REQUIRED WORK
The lines to return are those from the one containing "What matplotlib code" down to the one containing "color=blue, lw=1.0, linestyle=(0, (7, 5, 1.5, 5)))", inclusive; return them exactly and nothing else.

INPUT ROWS
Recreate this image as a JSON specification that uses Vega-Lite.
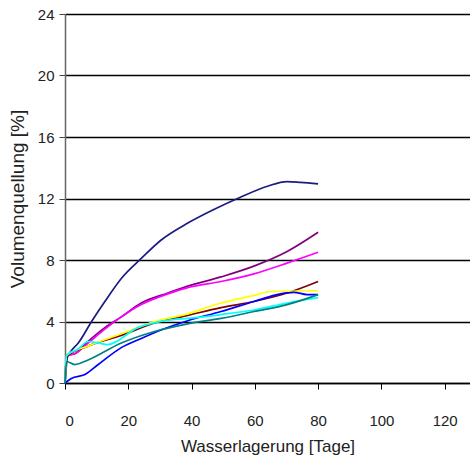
* * *
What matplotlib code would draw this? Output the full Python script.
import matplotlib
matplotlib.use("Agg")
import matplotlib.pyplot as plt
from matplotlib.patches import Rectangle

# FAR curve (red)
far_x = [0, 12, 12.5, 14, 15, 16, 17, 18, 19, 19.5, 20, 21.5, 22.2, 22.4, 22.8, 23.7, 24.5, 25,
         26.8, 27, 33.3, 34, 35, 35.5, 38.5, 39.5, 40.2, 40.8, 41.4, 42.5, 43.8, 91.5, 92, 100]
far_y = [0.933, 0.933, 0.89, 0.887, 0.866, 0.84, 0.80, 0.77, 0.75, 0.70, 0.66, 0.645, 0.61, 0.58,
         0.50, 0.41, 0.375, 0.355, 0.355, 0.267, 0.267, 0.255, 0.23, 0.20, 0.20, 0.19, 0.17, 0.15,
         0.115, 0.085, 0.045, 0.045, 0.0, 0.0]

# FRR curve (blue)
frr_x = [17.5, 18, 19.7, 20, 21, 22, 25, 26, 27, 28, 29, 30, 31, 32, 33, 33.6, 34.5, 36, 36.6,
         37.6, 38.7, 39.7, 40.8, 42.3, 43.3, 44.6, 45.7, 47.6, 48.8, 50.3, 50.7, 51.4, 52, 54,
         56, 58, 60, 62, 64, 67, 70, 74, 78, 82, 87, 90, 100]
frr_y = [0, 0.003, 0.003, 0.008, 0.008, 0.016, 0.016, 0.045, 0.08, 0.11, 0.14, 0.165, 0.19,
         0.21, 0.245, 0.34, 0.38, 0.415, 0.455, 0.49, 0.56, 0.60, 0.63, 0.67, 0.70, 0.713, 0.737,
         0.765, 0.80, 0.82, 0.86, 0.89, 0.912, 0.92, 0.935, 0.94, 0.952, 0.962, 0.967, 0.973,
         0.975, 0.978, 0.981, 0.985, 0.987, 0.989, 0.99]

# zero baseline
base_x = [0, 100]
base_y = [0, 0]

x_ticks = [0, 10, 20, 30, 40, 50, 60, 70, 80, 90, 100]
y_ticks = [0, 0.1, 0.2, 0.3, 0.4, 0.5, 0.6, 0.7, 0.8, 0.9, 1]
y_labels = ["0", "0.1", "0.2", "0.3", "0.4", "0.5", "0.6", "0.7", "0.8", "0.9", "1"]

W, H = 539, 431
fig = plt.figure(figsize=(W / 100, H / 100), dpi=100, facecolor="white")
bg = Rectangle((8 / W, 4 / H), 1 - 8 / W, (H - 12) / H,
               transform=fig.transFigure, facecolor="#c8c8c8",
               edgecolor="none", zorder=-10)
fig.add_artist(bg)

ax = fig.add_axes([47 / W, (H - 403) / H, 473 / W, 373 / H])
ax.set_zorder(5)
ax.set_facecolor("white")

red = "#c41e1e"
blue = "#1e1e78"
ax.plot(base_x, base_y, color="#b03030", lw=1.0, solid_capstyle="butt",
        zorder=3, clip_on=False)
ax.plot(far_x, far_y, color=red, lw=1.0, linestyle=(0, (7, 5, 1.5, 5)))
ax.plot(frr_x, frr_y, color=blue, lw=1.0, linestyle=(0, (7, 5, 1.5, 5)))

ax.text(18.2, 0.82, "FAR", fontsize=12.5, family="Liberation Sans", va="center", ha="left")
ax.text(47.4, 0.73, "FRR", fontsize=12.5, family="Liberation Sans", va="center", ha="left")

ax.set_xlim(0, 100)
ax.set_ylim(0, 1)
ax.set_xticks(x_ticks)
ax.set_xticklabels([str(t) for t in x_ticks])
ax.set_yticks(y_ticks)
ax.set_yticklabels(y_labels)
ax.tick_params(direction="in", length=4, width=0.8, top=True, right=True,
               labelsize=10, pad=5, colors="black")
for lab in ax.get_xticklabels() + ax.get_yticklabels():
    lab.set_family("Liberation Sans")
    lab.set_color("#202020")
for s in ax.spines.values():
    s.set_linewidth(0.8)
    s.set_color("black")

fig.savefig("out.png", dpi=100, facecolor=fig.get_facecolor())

WRITTEN ANSWER
What matplotlib code would draw this? Output the full Python script.
import matplotlib
matplotlib.use("Agg")
import matplotlib.pyplot as plt
from matplotlib.patches import Rectangle

# FAR curve (red)
far_x = [0, 12, 12.5, 14, 15, 16, 17, 18, 19, 19.5, 20, 21.5, 22.2, 22.4, 22.8, 23.7, 24.5, 25,
         26.8, 27, 33.3, 34, 35, 35.5, 38.5, 39.5, 40.2, 40.8, 41.4, 42.5, 43.8, 91.5, 92, 100]
far_y = [0.933, 0.933, 0.89, 0.887, 0.866, 0.84, 0.80, 0.77, 0.75, 0.70, 0.66, 0.645, 0.61, 0.58,
         0.50, 0.41, 0.375, 0.355, 0.355, 0.267, 0.267, 0.255, 0.23, 0.20, 0.20, 0.19, 0.17, 0.15,
         0.115, 0.085, 0.045, 0.045, 0.0, 0.0]

# FRR curve (blue)
frr_x = [17.5, 18, 19.7, 20, 21, 22, 25, 26, 27, 28, 29, 30, 31, 32, 33, 33.6, 34.5, 36, 36.6,
         37.6, 38.7, 39.7, 40.8, 42.3, 43.3, 44.6, 45.7, 47.6, 48.8, 50.3, 50.7, 51.4, 52, 54,
         56, 58, 60, 62, 64, 67, 70, 74, 78, 82, 87, 90, 100]
frr_y = [0, 0.003, 0.003, 0.008, 0.008, 0.016, 0.016, 0.045, 0.08, 0.11, 0.14, 0.165, 0.19,
         0.21, 0.245, 0.34, 0.38, 0.415, 0.455, 0.49, 0.56, 0.60, 0.63, 0.67, 0.70, 0.713, 0.737,
         0.765, 0.80, 0.82, 0.86, 0.89, 0.912, 0.92, 0.935, 0.94, 0.952, 0.962, 0.967, 0.973,
         0.975, 0.978, 0.981, 0.985, 0.987, 0.989, 0.99]

# zero baseline
base_x = [0, 100]
base_y = [0, 0]

x_ticks = [0, 10, 20, 30, 40, 50, 60, 70, 80, 90, 100]
y_ticks = [0, 0.1, 0.2, 0.3, 0.4, 0.5, 0.6, 0.7, 0.8, 0.9, 1]
y_labels = ["0", "0.1", "0.2", "0.3", "0.4", "0.5", "0.6", "0.7", "0.8", "0.9", "1"]

W, H = 539, 431
fig = plt.figure(figsize=(W / 100, H / 100), dpi=100, facecolor="white")
bg = Rectangle((8 / W, 4 / H), 1 - 8 / W, (H - 12) / H,
               transform=fig.transFigure, facecolor="#c8c8c8",
               edgecolor="none", zorder=-10)
fig.add_artist(bg)

ax = fig.add_axes([47 / W, (H - 403) / H, 473 / W, 373 / H])
ax.set_zorder(5)
ax.set_facecolor("white")

red = "#c41e1e"
blue = "#1e1e78"
ax.plot(base_x, base_y, color="#b03030", lw=1.0, solid_capstyle="butt",
        zorder=3, clip_on=False)
ax.plot(far_x, far_y, color=red, lw=1.0, linestyle=(0, (7, 5, 1.5, 5)))
ax.plot(frr_x, frr_y, color=blue, lw=1.0, linestyle=(0, (7, 5, 1.5, 5)))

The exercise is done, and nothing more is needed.